O tombamento é de alto significado para a cidade alagoana, que tem Nossa Senhora Mãe dos Homens como sua padroeira, exaltada na região anualmente no último domingo de janeiro com festejos, procissões e missas. A devoção a essa representação de Nossa Senhora foi trazida de Portugal e iniciada em Minas Gerais, antes de chegar a Alagoas. Conforme pesquisa realizada durante o processo de reconhecimento da Igreja como Patrimônio Cultural do Brasil, a imagem de Nossa Senhora Mãe dos Homens, esculpida em madeira dourada, está na edificação desde 1791. Segurando o Menino Jesus no braço esquerdo e abençoando aos fiéis com a mão direita, Maria está representada em uma escultura de aproximadamente 1,40m. "O tombamento federal definitivo representa para a cultura coqueirense um reconhecimento de grande valor e relevância cultural para o patrimônio histórico artístico e cultural do município, do Estado e do Brasil, fortalecendo a preservação do bem, suas artes integradas e a referência religiosa nas diversas manifestações imateriais do povo do lugar", destaca Jô Rodrigues, secretária Municipal da Cultura.
Integração entre igreja, paisagem e cidade
Destaque turístico e de relevância socioeconômica para o estado de Alagoas, a Lagoa Mundaú, que se estende da capital Maceió e alcança as cidades de Santa Luzia do Norte e Coqueiro Seco até encontrar o oceano Atlântico, permitiu o florescimento de uma cultura ribeirinha na região, baseada especialmente na pesca do sururu, iguaria de destaque local até hoje.

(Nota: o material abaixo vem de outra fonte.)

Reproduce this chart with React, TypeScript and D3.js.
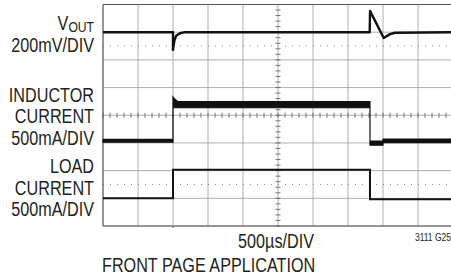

O transporte lacustre também foi um traço marcante de Coqueiro Seco, sendo um meio de chegada e saída da cidade. Nesse sentido, os modos de vida e ocupação emergentes daquela paisagem constituída pela vegetação, especialmente de coqueiros, e pela lagoa foram determinantes para orientar a construção integrada da Igreja, que foi erguida exatamente virada para a Lagoa Mundaú, podendo assim ser avistada à distância por sua localização privilegiada no alto de um morro e a cerca de 200 metros da orla da lagoa.
Do mesmo modo, a edificação da Igreja no alto do morro, em posição destacada, como era comum na ordenação urbana católica, transformou o sentido da urbanização da cidade, na medida em que os espaços religiosos tinham protagonismo na vida social. Se anteriormente as pequenas casas ocuparam as margens da lagoa, após a implantação da Igreja, a cidade cresceu monte acima e a envolveu.

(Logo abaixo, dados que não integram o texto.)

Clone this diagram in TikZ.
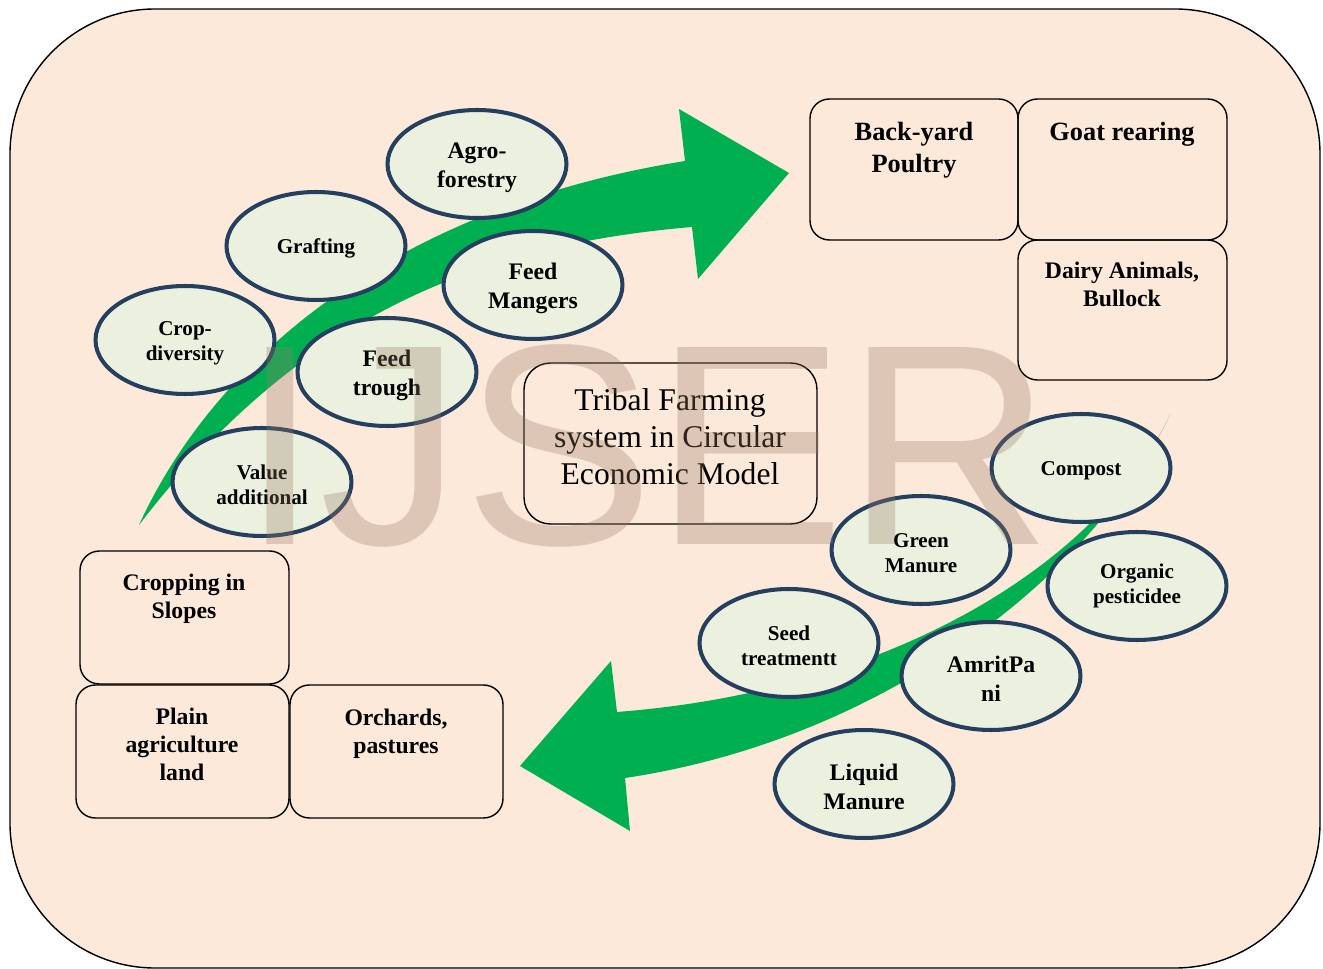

"[...] a valorização dos espaços sagrados - igrejas e capelas - transformava-os em pontos de atração para os quais convergia a população ávida pelo contato com aqueles locais onde, além da visibilidade arquitetônica e das questões religiosas a eles inerentes, lá eram estabelecidas importantes e necessárias atividades ligadas à sociabilidade", aponta o dossiê.

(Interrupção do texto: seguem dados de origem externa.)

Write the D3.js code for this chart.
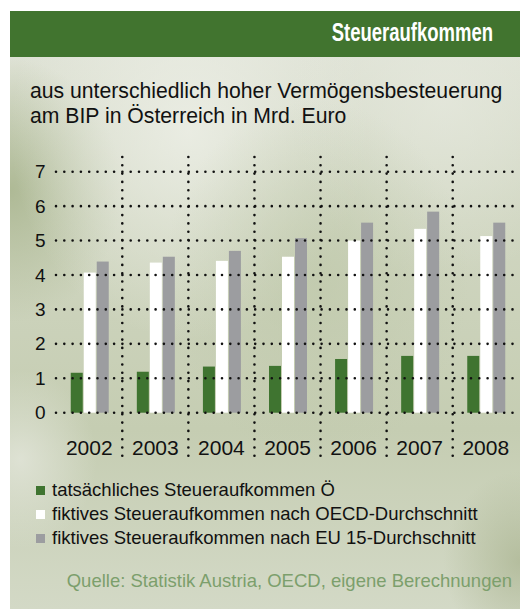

Assim, o valor paisagístico do bem ali instalado e integrado à topografia e ao modo de vida da cidade é uma das bases do tombamento, garantindo tanto a proteção da edificação quanto da sua área de entorno.
Excepcional por fora e por dentro
Ao subir as escadas em frente à Igreja Nossa Senhora Mãe dos Homens, tem-se noção dos destaques mais evidentes da “excepcionalidade arquitetônica” do edifício: as influências rococó e neoclassicista e a frontaria azulejada, feita em meados do século XIX, características incomuns em monumentos religiosos no Nordeste do Brasil à época.
A técnica trazida de Portugal enfeita com azulejos em padrão floral as duas torres e o tímpano (parede decorativa acima da porta da Igreja, entre as duas torres) e é complementada com um embrechado, artifício de decoração que busca imitar a azulejaria tradicional a partir de cacos de cerâmica, conchas e pedras coloridas - uma solução encontrada pela arquitetura brasileira para problemas nas edificações da época e que torna a edificação singular na região naquele momento, aponta o parecer técnico.
Da porta para dentro, são elementos artísticos integrados, entalhados em madeira, que chamam a atenção. Retábulos, púlpitos, pia batismal, sanefas e tribunas em estilo rococó, uma fase mais suave do Barroco, assim como a imaginária e objetos litúrgicos. Tudo encomendado a entalhadores e artistas santeiros da Bahia, conforme relatos historiográficos, indicando a singularidade do bem cultural.
Apesar da perda parcial desses artefatos após desabamento do telhado em 1949, em consequência de uma tempestade, a Igreja Nossa Senhora Mãe dos Homens manteve seu valor arquitetônico único, assegurando-lhe também a inscrição no Livro do Tombo das Belas Artes.